San Francisco, its General Plan Housing Element, and various city codes have always had a very specific definition of what they mean by “affordable housing”: homes that are affordable to those making 120 percent of area median income (AMI) and below, the kind that generally require public subsidies to build from scratch in San Francisco. That group is defined annually by the US Department of Housing and Urban Development using the latest data, and this year in San Francisco, it is defined as individuals making $81,550 or less year, or households of four people making $116,500 or less, according the Mayor’s Office of Housing and Community Development.
But Mayor Ed Lee and other neoliberal and pro-developer politicians and political groups in town have in recent years been trying to redefine what the city means by “affordable housing” to reach up to 150 percent of AMI, definitions that made their way into the Proposition K housing policy statement on the November ballot and into a City Hall hearing yesterday [Thu/25].
The Board of Supervisors Government Audit and Oversight Committee held a public hearing to respond to the San Francisco Civil Grand Jury report, “The Mayor’s Office of Housing: Under Pressure and Challenged to Preserve Diversity,” which called on that office to be more transparent and aggressive in addressing the city’s affordable housing crisis, writing “the need for public transparency and fair access to housing opportunities has never been greater.”
MOHCD Director Olson Lee agreed with almost all of the report’s recommendations, pledging to provide more information to the public and complete an overhaul of the department’s website by the end of the year, making it easier for the public to apply for subsidized housing and more easily track where public resources are being spent.
“We agree with the grand jury report globally,” Lee said at the hearing.
But two of the three supervisors on that committee used the occasion to push this redefinition of “affordable housing” in San Francisco, with Chair London Breed pressing Lee and MOHCD on what it’s doing to serve those higher income brackets who want the city’s help with housing.
“Even people at 150 percent AMI can’t afford to buy a median-priced home today,” Lee acknowledged, pledged his office’s resources to help address the problem.

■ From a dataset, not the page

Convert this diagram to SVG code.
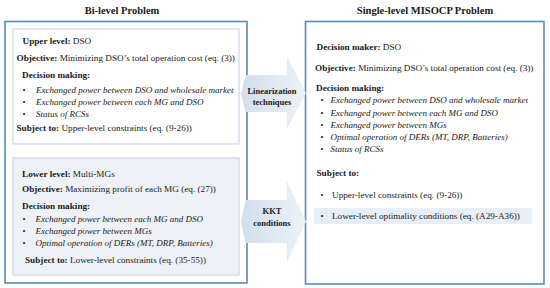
<svg xmlns="http://www.w3.org/2000/svg" width="550" height="288" viewBox="0 0 550 288">
<defs>
<linearGradient id="ag" x1="0" y1="0" x2="1" y2="0">
<stop offset="0" stop-color="#d2deec"/>
<stop offset="1" stop-color="#edf2f8"/>
</linearGradient>
<style>
text{font-family:"Liberation Serif","Times New Roman",serif;font-size:9.2px;fill:#1a1a1a}
.t{font-size:10.5px;font-weight:bold}
.b{font-weight:bold}
.i{font-style:italic;font-size:9px}
.bl{font-size:8.5px}
.a{font-size:8.5px;font-weight:bold;text-anchor:middle}
.outer{fill:#ffffff;stroke:#5a8bb8;stroke-width:1.6}
.inner{fill:#ffffff;stroke:#c9d7e6;stroke-width:1.2}
.inner2{fill:#eef2f7;stroke:#c9d7e6;stroke-width:1.2}
.arrow{fill:url(#ag);stroke:none}
</style>
</defs>
<rect width="550" height="288" fill="#ffffff"/>

<g id="bilevel">
<text class="t" x="122" y="14" text-anchor="middle">Bi-level Problem</text>
<rect class="outer" x="5" y="21.5" width="242" height="261.5"/>
</g>

<g id="upper-level">
<rect class="inner" x="13" y="29" width="226" height="115"/>
<text x="22.5" y="44"><tspan class="b">Upper level:</tspan> DSO</text>
<text x="16.5" y="60.5"><tspan class="b">Objective:</tspan> Minimizing DSO’s total operation cost (eq. (3))</text>
<text class="b" x="22" y="77.5">Decision making:</text>
<text class="bl" x="22.5" y="93">•</text><text class="i" x="36" y="93">Exchanged power between DSO and wholesale market</text>
<text class="bl" x="22.5" y="105">•</text><text class="i" x="36" y="105">Exchanged power between each MG and DSO</text>
<text class="bl" x="22.5" y="117">•</text><text class="i" x="36" y="117">Status of RCSs</text>
<text x="16.5" y="131"><tspan class="b">Subject to:</tspan> Upper-level constraints (eq. (9-26))</text>
</g>

<g id="lower-level">
<rect class="inner2" x="13" y="158" width="226" height="117"/>
<text x="22" y="176.5"><tspan class="b">Lower level:</tspan> Multi-MGs</text>
<text x="22" y="192"><tspan class="b">Objective:</tspan> Maximizing profit of each MG (eq. (27))</text>
<text class="b" x="22" y="209">Decision making:</text>
<text class="bl" x="22.5" y="222">•</text><text class="i" x="35.5" y="222">Exchanged power between each MG and DSO</text>
<text class="bl" x="22.5" y="234">•</text><text class="i" x="35.5" y="234">Exchanged power between MGs</text>
<text class="bl" x="22.5" y="246">•</text><text class="i" x="35.5" y="246">Optimal operation of DERs (MT, DRP, Batteries)</text>
<text x="25" y="263"><tspan class="b">Subject to:</tspan> Lower-level constraints (eq. (35-55))</text>
</g>

<g id="single-level">
<text class="t" x="425" y="14" text-anchor="middle">Single-level MISOCP Problem</text>
<rect class="outer" x="305.5" y="21.5" width="238.5" height="262.5"/>
<text x="316.5" y="49.5"><tspan class="b">Decision maker:</tspan> DSO</text>
<text x="315" y="71"><tspan class="b">Objective:</tspan> Minimizing DSO’s total operation cost (eq. (3))</text>
<text class="b" x="316" y="90.5">Decision making:</text>
<text class="bl" x="320.5" y="103">•</text><text class="i" x="330.5" y="103">Exchanged power between DSO and wholesale market</text>
<text class="bl" x="320.5" y="115.5">•</text><text class="i" x="330.5" y="115.5">Exchanged power between each MG and DSO</text>
<text class="bl" x="320.5" y="128">•</text><text class="i" x="330.5" y="128">Exchanged power between MGs</text>
<text class="bl" x="320.5" y="140">•</text><text class="i" x="330.5" y="140">Optimal operation of DERs (MT, DRP, Batteries)</text>
<text class="bl" x="320.5" y="152">•</text><text class="i" x="330.5" y="152">Status of RCSs</text>
<text class="b" x="316.5" y="176">Subject to:</text>
<text class="bl" x="320.5" y="198">•</text><text x="332" y="198">Upper-level constraints (eq. (9-26))</text>
<rect x="314" y="208" width="218" height="16" fill="#e8eef5"/>
<text class="bl" x="320.5" y="219">•</text><text x="332" y="219">Lower-level optimality conditions (eq. (A29-A36))</text>
</g>

<g id="connectors">
<g id="linearization">
<path class="arrow" d="M241,93.5 L245.5,75 L287,75 L287,57 L306,93 L287,129 L287,112 L245.5,112 Z"/>
<text class="a" x="272" y="93.5">Linearization</text>
<text class="a" x="272" y="104.5">techniques</text>
</g>
<g id="kkt">
<path class="arrow" d="M241,221.5 L245.5,200 L287,200 L287,181 L306,221.5 L287,262 L287,243 L245.5,243 Z"/>
<text class="a" x="272" y="214">KKT</text>
<text class="a" x="272" y="225.5">conditions</text>
</g>
</g>
</svg>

Sup. Katy Tang also pressed the point, telling Lee that “to stretch it to 150 AMI is really important,” clearly defining what she meant when she said, “San Francisco needs to continue building and really accommodate family housing.”

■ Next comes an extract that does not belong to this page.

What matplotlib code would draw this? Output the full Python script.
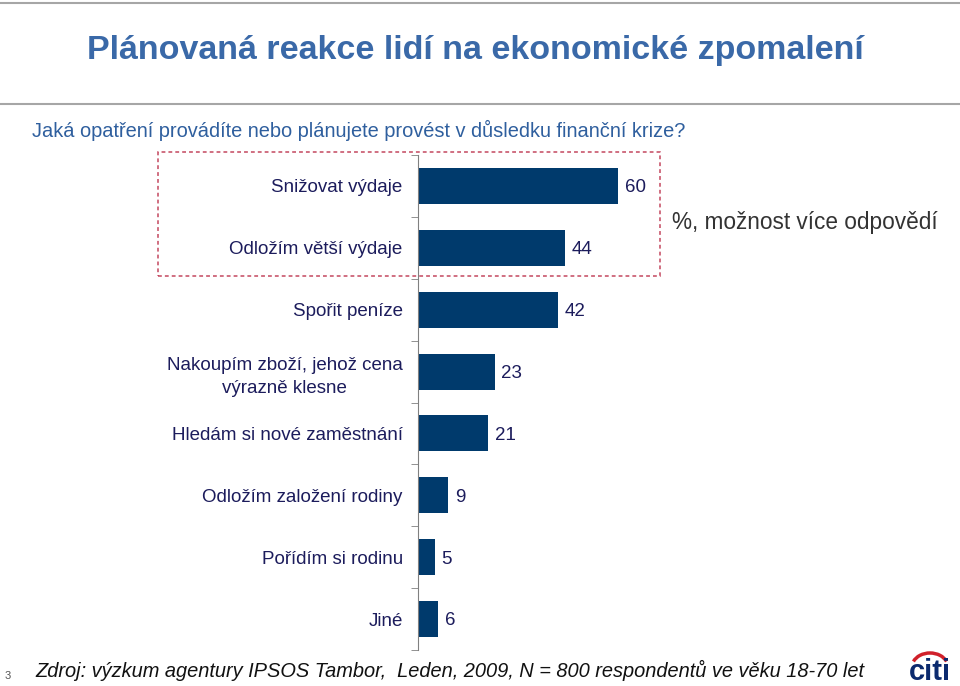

While it may be true that with median home prices in San Francisco now reaching $1 million, an individual making $101,950 per year or family of four making $145,650 — that is, 150 percent of AMI — would be hard pressed to buy real estate in this booming housing market.
But it’s not like this relatively small group of people (refresher: “median” is the middle point, meaning half the citizens make 100 percent of AMI or below) is being forced out of the city, like those truly low-to-middle income people traditionally served by affordable housing.
Peter Cohen and Fernando Marti, co-directors of the Council of Community Housing Organization, tell us they’re concerned about this upward creeping definition of affordable housing, even though they strongly support Prop. K, which calls for 33 percent of housing to be affordable to 120 percent of AMI, but also for half of all housing to be affordable to those at 150 percent AMI and below.
They’re fine with the city doing what it can to encourage more housing affordable to those in the 120-150 AMI range, but they’re adamant that money from the Affordable Housing Trust Fund and other public resources don’t subsidize housing for that group.
“It’s going to be a continuing discussion,” Marti told us. “But legally, we can’t talk about city subsidies going into that sector.”
Hopefully, the transparency reforms that MOHCD is pledging will allow the public to make sure that upper-middle-class San Franciscans — the very people whose influx (encouraged by the city’s economic development policies) is driving up the cost of housing for everyone — aren’t also cannibalizing the city’s already inadequate affordable housing resources.